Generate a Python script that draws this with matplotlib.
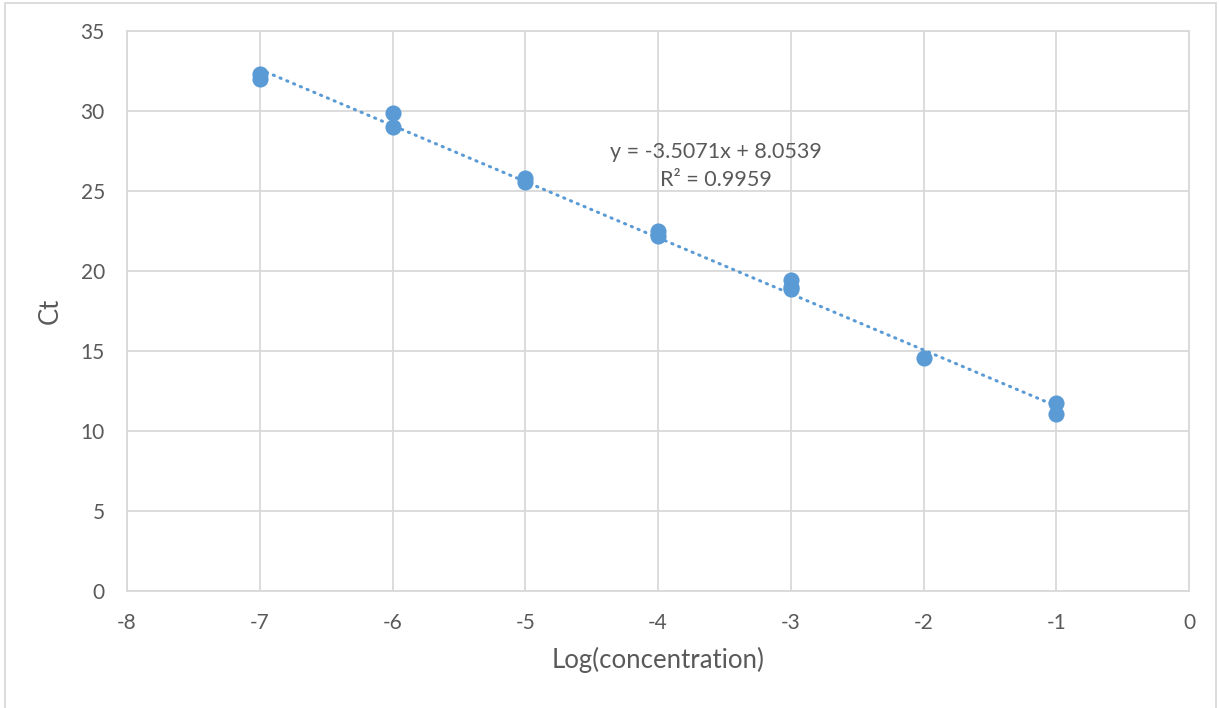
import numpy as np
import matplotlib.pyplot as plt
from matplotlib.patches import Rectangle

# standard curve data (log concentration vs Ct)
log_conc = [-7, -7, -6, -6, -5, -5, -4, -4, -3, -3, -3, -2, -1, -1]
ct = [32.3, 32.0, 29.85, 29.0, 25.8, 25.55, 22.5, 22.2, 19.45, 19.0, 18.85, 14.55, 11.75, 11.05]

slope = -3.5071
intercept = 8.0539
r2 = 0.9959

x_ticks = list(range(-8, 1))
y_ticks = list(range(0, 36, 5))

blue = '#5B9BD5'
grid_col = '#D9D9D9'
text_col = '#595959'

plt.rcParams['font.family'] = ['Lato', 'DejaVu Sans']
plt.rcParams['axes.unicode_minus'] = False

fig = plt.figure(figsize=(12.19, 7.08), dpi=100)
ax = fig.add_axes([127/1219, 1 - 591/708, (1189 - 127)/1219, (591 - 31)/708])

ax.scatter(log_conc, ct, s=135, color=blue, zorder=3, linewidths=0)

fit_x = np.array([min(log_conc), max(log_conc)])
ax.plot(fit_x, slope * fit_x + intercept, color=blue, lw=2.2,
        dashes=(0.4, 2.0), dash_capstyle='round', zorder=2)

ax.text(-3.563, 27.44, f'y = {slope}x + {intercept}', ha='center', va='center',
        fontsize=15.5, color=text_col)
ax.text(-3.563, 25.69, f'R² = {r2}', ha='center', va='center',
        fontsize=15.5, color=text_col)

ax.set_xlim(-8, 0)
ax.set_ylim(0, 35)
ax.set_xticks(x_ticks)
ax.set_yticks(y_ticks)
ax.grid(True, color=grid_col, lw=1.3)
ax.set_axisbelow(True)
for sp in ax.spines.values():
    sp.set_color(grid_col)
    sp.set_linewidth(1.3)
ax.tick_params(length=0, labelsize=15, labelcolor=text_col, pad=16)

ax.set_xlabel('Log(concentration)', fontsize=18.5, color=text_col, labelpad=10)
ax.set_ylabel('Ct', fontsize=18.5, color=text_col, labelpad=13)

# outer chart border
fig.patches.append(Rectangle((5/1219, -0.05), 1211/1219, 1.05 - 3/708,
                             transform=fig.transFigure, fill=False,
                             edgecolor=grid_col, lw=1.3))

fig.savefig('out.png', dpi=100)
-*-
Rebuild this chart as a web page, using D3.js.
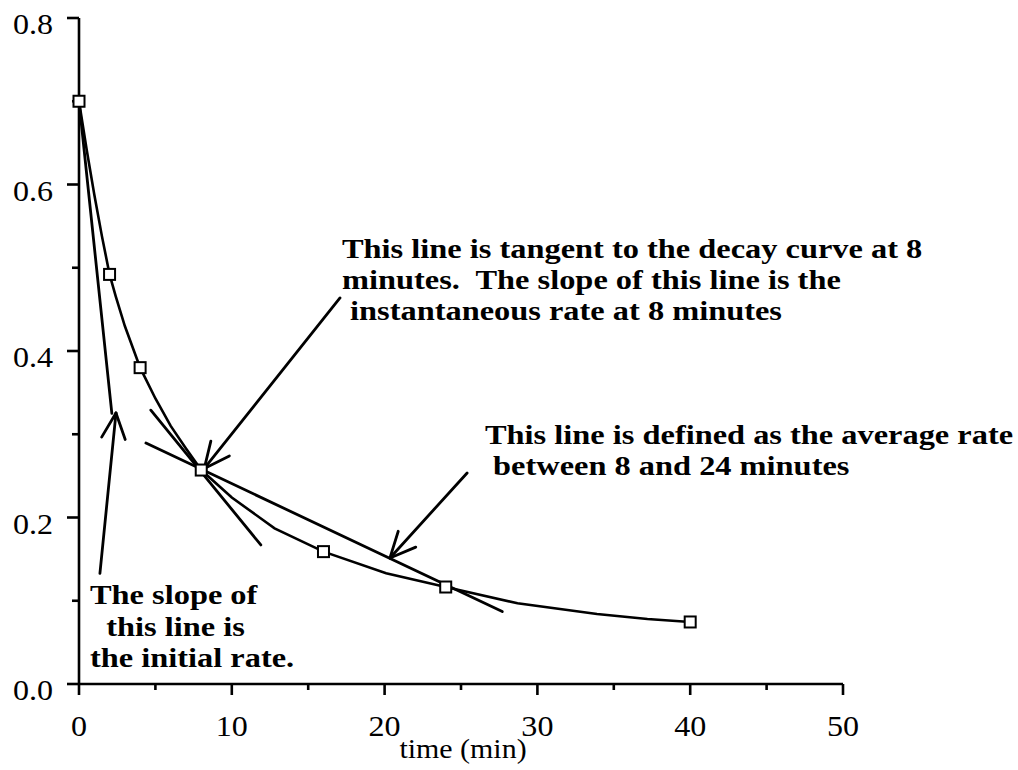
-*-
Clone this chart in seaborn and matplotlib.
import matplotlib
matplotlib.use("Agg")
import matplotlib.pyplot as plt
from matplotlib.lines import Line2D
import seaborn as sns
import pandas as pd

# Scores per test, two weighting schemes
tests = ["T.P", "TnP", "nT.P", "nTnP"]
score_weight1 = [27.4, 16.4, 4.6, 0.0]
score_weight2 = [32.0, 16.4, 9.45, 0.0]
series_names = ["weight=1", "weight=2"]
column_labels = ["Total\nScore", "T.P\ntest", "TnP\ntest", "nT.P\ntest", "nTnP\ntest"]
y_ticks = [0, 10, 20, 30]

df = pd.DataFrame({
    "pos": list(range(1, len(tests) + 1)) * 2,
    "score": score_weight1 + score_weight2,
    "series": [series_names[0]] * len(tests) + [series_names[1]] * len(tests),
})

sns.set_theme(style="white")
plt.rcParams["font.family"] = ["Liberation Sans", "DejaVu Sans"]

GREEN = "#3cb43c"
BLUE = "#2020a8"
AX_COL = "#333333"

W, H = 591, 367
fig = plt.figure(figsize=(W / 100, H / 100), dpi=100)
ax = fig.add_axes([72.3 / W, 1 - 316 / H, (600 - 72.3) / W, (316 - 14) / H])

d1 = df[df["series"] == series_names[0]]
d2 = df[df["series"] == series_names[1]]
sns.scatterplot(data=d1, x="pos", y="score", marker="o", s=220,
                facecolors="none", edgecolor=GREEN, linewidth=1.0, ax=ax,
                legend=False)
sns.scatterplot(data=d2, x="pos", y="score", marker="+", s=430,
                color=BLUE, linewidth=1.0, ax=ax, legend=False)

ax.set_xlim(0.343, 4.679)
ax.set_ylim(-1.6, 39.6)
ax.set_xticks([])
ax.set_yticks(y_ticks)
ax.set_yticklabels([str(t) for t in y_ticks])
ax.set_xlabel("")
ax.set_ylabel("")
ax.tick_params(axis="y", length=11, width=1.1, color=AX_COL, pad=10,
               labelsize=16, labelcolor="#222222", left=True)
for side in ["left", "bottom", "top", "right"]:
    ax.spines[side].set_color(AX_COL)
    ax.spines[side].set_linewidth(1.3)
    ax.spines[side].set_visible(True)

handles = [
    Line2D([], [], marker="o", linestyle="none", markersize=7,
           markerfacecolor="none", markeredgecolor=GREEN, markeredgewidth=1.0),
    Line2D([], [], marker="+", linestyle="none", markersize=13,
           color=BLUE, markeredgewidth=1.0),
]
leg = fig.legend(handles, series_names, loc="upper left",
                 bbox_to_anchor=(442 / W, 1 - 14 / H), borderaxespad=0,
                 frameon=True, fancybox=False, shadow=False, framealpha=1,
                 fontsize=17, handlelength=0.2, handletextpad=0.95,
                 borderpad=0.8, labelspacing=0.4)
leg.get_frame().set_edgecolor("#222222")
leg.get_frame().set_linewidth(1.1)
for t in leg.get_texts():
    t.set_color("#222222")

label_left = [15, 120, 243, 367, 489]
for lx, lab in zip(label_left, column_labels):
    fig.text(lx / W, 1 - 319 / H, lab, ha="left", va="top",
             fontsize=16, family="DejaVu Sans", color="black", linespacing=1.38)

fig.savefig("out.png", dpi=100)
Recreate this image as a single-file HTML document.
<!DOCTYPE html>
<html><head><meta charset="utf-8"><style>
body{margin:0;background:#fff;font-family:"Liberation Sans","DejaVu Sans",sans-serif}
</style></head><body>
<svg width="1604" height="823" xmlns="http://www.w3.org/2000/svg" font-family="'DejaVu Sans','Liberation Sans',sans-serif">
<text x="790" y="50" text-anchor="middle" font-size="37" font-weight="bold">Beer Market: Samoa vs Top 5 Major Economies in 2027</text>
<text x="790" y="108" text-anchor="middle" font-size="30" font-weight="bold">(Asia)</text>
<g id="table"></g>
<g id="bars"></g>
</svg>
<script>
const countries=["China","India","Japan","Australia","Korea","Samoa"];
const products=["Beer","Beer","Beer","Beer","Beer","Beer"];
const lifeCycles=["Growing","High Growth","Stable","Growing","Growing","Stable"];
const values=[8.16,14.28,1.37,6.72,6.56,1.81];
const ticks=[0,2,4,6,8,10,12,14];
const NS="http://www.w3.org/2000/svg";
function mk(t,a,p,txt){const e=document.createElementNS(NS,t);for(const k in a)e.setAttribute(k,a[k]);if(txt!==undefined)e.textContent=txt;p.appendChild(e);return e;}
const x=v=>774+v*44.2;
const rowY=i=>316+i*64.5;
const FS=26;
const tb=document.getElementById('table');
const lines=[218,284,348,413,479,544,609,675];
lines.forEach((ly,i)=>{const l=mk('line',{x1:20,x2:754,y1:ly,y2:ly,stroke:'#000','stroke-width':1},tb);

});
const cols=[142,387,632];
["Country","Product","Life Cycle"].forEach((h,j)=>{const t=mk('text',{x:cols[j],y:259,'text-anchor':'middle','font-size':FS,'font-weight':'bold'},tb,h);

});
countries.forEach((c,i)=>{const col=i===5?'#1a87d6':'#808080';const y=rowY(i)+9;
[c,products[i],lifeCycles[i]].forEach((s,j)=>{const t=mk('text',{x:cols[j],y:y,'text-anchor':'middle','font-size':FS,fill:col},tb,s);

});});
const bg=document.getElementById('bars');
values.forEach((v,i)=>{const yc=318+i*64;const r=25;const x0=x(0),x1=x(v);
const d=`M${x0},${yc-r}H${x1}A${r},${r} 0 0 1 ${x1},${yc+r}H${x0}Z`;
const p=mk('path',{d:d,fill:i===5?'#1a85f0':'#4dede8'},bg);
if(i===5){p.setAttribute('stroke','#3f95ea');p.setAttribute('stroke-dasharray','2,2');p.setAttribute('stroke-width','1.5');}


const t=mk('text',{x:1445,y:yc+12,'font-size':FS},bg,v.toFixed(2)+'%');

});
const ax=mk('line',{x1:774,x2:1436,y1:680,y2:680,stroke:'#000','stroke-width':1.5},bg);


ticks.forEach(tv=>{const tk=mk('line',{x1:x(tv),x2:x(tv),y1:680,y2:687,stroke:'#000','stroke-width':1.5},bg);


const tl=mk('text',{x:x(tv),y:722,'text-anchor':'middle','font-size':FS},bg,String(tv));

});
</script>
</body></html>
-*-
Repeat exactly the lines above, from the line that contains "Generate a Python" down through the line that contains "y_ticks = list(range(0, 36, 5))". Include both of those lines and none of the pictures.

• [Task solution]
Generate a Python script that draws this with matplotlib.
import numpy as np
import matplotlib.pyplot as plt
from matplotlib.patches import Rectangle

# standard curve data (log concentration vs Ct)
log_conc = [-7, -7, -6, -6, -5, -5, -4, -4, -3, -3, -3, -2, -1, -1]
ct = [32.3, 32.0, 29.85, 29.0, 25.8, 25.55, 22.5, 22.2, 19.45, 19.0, 18.85, 14.55, 11.75, 11.05]

slope = -3.5071
intercept = 8.0539
r2 = 0.9959

x_ticks = list(range(-8, 1))
y_ticks = list(range(0, 36, 5))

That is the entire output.